The Loneliness of the Long Distance Runner


AS soon as I got to Borstal they made me a long-distance cross-country runner. I

suppose they thought I was just the build for it because I was long and skinny for

my age (and still am) and in any case I didn't mind it much, to tell you the truth,

because running had always been made much of in our family, especially

running away from the police.  

The Loneliness of the Long Distance Runner, Alan Sillitoe

I guess I have always been one who doesn’t judge a book by its cover, but I definitely chose Alan Sillitoe’s for its title when I was a teenager. Despite never having been any good at running at all, I felt that the book had something to tell me. Indeed, I had a lot in common with the protagonist, I was skinny, lonely, socially alienated, and hated social classes, hierarchy, status and authority.

Oh yes, and we were both introverts. Is it a cliché about long-distance and marathon runners that they are introverts or is there something about it? More marathon runners I personally know are actually extroverts who form a loose group rather than introverts. However, Psychology Today seems to agree that marathon runners tend to have at least an introverted quality (even if many of them may be extroverts) and compares them to sprinters who have an extroverted quality comparing them to fighter pilots who have to be go-getters and make decisions extremely quickly. Sillitoe's long-distance runner is a highly reserved and reflective type of person.

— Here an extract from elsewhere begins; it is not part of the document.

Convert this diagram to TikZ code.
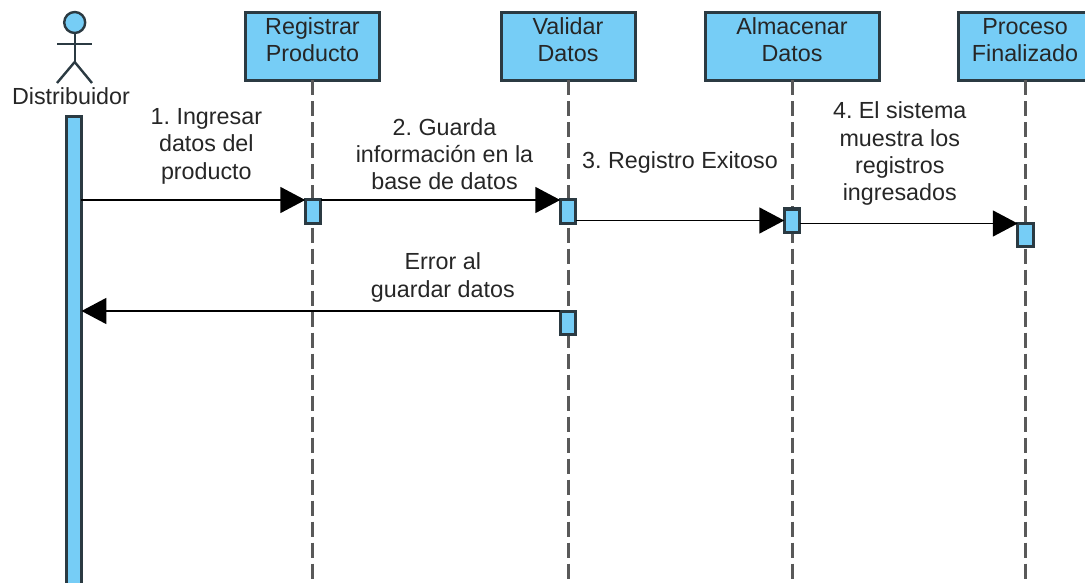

While one might tend to think that all runners have a similar kind of personality, there is actually a huge difference between marathon runners and sprinters. And it goes far beyond extraversion and introversion.  

I have argued that the four temperaments are based on our evolutionary mode of subsistence:

When it comes to running, hunters and pastoralists have completely different patterns. Hunters often had to run for hours on end (persistence hunt), whereas pastoralists typically had to run very fast over short distances (e.g. to catch a runaway animal). When it comes to decision-making, pastoralists have to make decisions on the spur of the moment, not a second to lose, hunters make their decisions only after taking in a lot of information and weighing the different possibilities (tracking).  This is exactly the difference between marathon runners and sprinters described in Psychology Today.

If there are evolutionary adaptations to running long-distance vs sprinting, we would also expect there to be anatomical adaptations. Indeed, in the blog post Would you rather look like a Sprinter or a Marathon Runner? claims that “Marathoners often look emaciated and sickly; sprinters usually look muscular and powerful.” Indeed, most people would not have any difficulty pointing out who is a marathon runner and who is a sprinter in the photo above.  

One question remains. Why should long-distance runners (hunter types) feel more lonely than sprinter (herder types)? Hunter-gatherers are extremely egalitarian and actively discourage forming alliances and hierarchies. When hunters in a band are unhappy they tend to leave the band (also called “voting with your feet”). Hunter types often become alienated in modern society and withdraw. Finding other hunter types and running marathons with them is certainly a joy for many of them, no matter if they are introverts or extroverts.